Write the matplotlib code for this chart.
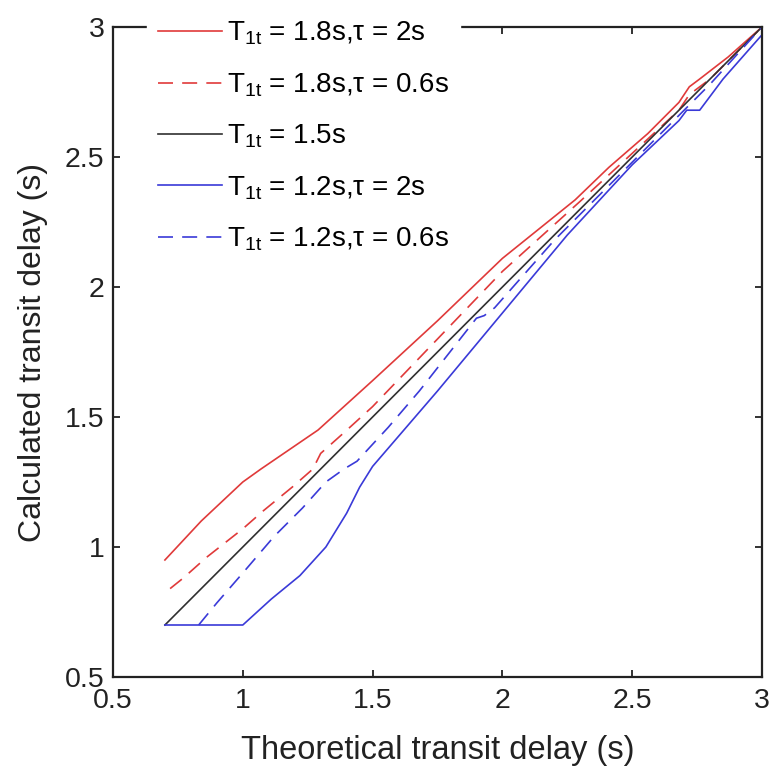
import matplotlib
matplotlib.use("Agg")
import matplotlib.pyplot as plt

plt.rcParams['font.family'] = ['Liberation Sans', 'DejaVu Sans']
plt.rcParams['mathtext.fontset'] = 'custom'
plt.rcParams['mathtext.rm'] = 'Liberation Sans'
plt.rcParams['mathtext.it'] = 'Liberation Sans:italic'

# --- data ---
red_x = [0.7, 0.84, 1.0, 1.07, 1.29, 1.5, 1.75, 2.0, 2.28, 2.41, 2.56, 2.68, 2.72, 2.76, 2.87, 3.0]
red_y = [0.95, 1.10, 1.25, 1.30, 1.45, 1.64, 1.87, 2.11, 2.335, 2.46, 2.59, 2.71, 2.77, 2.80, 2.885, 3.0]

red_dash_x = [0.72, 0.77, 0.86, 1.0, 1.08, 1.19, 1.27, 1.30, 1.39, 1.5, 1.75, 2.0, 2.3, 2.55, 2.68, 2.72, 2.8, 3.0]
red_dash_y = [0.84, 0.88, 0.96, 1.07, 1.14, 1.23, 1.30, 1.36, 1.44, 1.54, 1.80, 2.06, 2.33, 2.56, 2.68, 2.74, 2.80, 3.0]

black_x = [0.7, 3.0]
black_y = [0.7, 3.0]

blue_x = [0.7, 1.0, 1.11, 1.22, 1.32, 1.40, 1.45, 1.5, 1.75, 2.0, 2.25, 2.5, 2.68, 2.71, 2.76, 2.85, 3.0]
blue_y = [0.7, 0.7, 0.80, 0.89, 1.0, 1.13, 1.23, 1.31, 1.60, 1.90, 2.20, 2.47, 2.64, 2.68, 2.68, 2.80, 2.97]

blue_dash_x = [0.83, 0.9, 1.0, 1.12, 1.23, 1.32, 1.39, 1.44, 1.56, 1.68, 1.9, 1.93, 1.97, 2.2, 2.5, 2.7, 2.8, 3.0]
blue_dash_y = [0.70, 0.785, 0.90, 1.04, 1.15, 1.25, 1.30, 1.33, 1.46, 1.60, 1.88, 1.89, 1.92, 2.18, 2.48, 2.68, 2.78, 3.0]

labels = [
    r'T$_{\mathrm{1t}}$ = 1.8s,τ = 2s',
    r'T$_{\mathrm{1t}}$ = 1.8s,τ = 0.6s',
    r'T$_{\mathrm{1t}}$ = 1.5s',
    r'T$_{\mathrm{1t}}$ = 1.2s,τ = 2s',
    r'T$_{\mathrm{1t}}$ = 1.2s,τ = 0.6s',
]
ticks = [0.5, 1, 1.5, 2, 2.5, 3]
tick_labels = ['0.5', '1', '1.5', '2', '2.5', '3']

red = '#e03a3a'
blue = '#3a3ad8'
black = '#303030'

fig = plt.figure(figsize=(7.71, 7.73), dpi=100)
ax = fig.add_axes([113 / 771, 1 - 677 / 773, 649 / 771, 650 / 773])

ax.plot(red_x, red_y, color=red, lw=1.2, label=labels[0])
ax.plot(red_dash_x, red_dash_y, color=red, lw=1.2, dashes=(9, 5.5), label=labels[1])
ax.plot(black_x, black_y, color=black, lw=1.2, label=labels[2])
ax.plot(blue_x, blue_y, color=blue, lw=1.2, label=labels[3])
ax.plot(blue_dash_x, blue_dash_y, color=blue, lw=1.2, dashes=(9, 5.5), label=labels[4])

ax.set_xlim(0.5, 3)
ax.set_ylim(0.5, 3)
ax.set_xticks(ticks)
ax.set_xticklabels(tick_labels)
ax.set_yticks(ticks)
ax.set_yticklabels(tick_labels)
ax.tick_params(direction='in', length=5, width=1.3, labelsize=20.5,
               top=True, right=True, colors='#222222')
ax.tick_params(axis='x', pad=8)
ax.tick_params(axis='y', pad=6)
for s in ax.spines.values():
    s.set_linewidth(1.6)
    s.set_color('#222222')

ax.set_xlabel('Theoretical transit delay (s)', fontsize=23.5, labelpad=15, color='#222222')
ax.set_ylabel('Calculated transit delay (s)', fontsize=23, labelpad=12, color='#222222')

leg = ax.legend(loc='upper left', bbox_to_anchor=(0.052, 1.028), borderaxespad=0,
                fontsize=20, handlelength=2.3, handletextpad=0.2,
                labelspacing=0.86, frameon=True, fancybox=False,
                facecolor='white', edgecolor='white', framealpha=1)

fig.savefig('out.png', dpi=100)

Aim:
Please quote the lines of the material, beginning with the first and ending with the one that contains "plt.rcParams['mathtext.it'] = 'Liberation", exactly as written and without any pictures.

Written solution:
Write the matplotlib code for this chart.
import matplotlib
matplotlib.use("Agg")
import matplotlib.pyplot as plt

plt.rcParams['font.family'] = ['Liberation Sans', 'DejaVu Sans']
plt.rcParams['mathtext.fontset'] = 'custom'
plt.rcParams['mathtext.rm'] = 'Liberation Sans'
plt.rcParams['mathtext.it'] = 'Liberation Sans:italic'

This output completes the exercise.